A home that’s a haven

Part 2 of 2: Family togetherness is important to Klobnocks as they open their hearts to foster care children

Niece Alicia Drozdoski, sons Andrew Rossi and Sylvester Rivers, and Michael and Wendi Klobnock gather in the kitchen before lunch. “Nobody starves here,” says Wendi. (Enterprise photo — Glynis Hart)

WHITEHALL — Wendi and Mike Klobnock opened their home to boys in the foster care system in 2003, and it’s been open ever since.

Mike works for the state Department of Transportation, and Wendi manages the home: a clean, three-story A-frame with a wraparound deck and a downstairs apartment, a big garage and a wide lawn bordered by young trees. The Klobnocks purchased the house last year and have been making improvements ever since.

They’re both from downstate — Wendi grew up in Yonkers — but they moved up to this green, hilly land in the Champlain Valley after 9/11.

At any given time there may be a half-dozen kids living there, but the family includes a lot of people, including extended family, grown kids and grandkids. Friends and relatives are always dropping by, and holiday meals are huge affairs.

Although kids “age out” of the foster care system at 21, the Klobnocks don’t change their relationship once their boys become adults.

“We let them save their money, help them look for an apartment, help them get set up,” said Wendi. Sons Andrew and Sylvester are renting the basement apartment. Others live nearby, and most of the others keep in touch and come home for holidays.

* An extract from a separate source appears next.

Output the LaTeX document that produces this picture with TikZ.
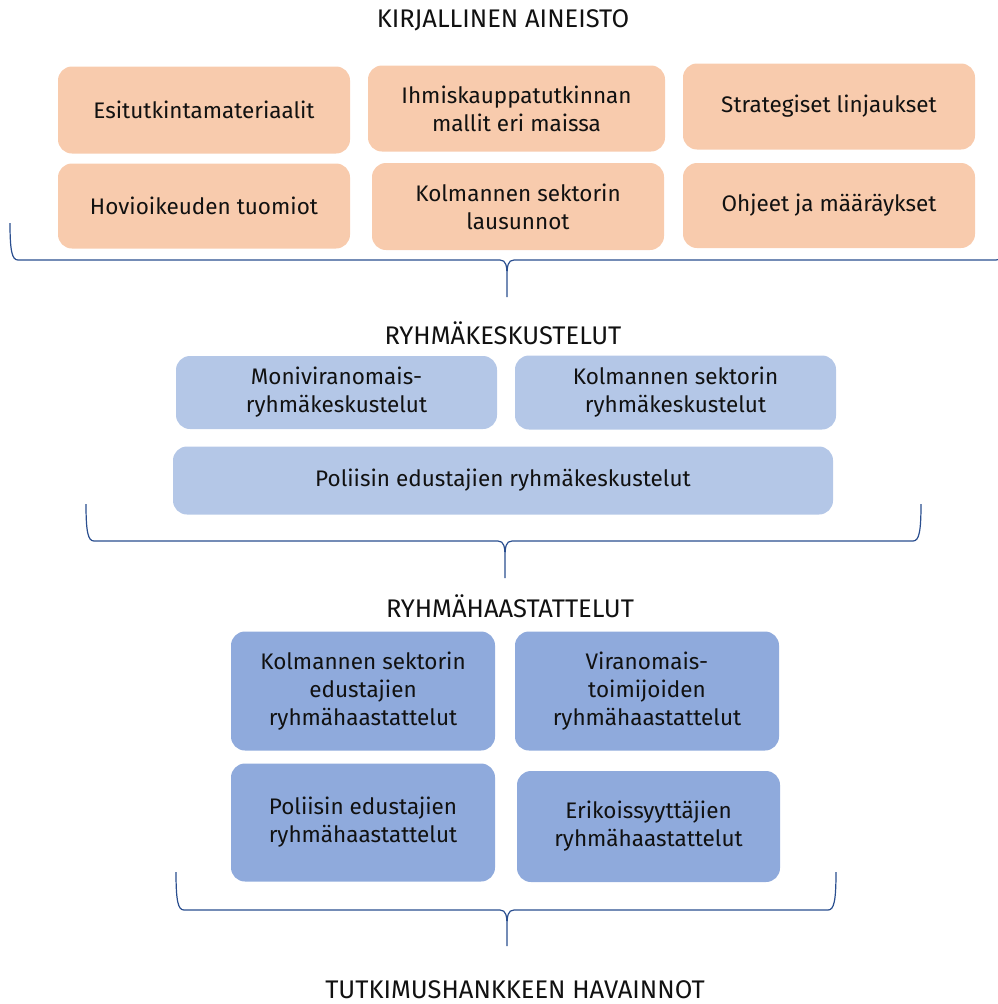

“I can’t have these kids come into my home and treat them differently than my own,” said Wendi.

The Klobnocks do everything as a family, including date nights and vacations. The chore lists on the refrigerator include everyone living in the house, including them. For instance, everyone in the house cleans the bathroom once a month because chores rotate. Wendi teaches the kids to do their laundry and make meals. Mike gets them doing yardwork.

“We all live in this house together, and we all work together,” Wendi said.

“When a kid comes into foster care, they feel unwanted and everything else,” she said. “If a child is happy and they feel a part of things, they’ll do better.”

Family togetherness extends to vacations. Once a year, the clan goes tubing. They park a car at the destination point, then drive upstream to embark. At the halfway mark, they picnic. Wendi explains that they try to save their tax refund so everyone can go on vacation. She and Mike wouldn’t dream of going without their kids.

Last year’s trip to Florida was no exception. “When we went down, we had 22 people,” said Mike.

The Klobnocks are kind, but firm. They offer love and a dose of reality, as both parents come from challenging backgrounds.

“Growing up in the city, it’s tough,” said Wendi.

“I’ve always told my kids, ‘Everybody in this house has issues. Even me and Dad, we still struggle with our demons.'” Wendi said.

“When a kid comes into my house, I tell them, ‘I don’t care what you’ve done before. All I care about is how you are from this day forward. I’m here to help you better yourself. You can change your life. You have that power. Or you can sit and wallow in self-pity and be stuck. Feeling sorry for yourself won’t get you nowhere.”

Miriam Hadden, Essex County’s Family Court attorney, calls Wendi “a superstar parent.” The Klobnocks’ home is in Washington County, but Essex County has to send foster children outside its boundaries because it doesn’t have enough foster homes for its caseload, which has nearly doubled in the last two years due to the opioid drug epidemic.

“A lot of the boys who came into her home have gotten a lot better,” Hadden said. “They just need good parenting. They just keep coming back, and they all call her Mom.”

Like others involved with the system, Hadden emphasizes that it’s not about the money — foster parents receive about $400 a month per kid.

Wendi Klobnock agrees. “You really have to love kids. If you don’t, this is not something you should be doing.”

At the center of it all is the partnership between her and Mike. The two of them talk out disagreements between themselves, privately. They support each other and bounce ideas off each other, and they back each other up.

“I’m the pussycat, but I’m also the tough guy,” Mike said.

“There really is something to be said about it,” Wendi said thoughtfully. “Every kid I’ve had in my house has come from a single parent.”

As part of the certification process, foster parents learn they have an obligation to support the families reuniting. Many kids do come for a time and return to their families; others keep ties with the old while becoming permanent members of this new family. But no matter where they came from, once they’re here, the Klobnocks will do everything they can to make sure their lives get better.

“There’s a lot of rewards watching a kid make something of themselves,” Wendi said. “I’m proud of all my kids. They’re very, very self-sufficient.”

Part 1: Foster kids squeezed out of the area

(Correction: A previous version of this article incorrectly said Mike Klobnock’s father has died. The Enterprise regrets the error.)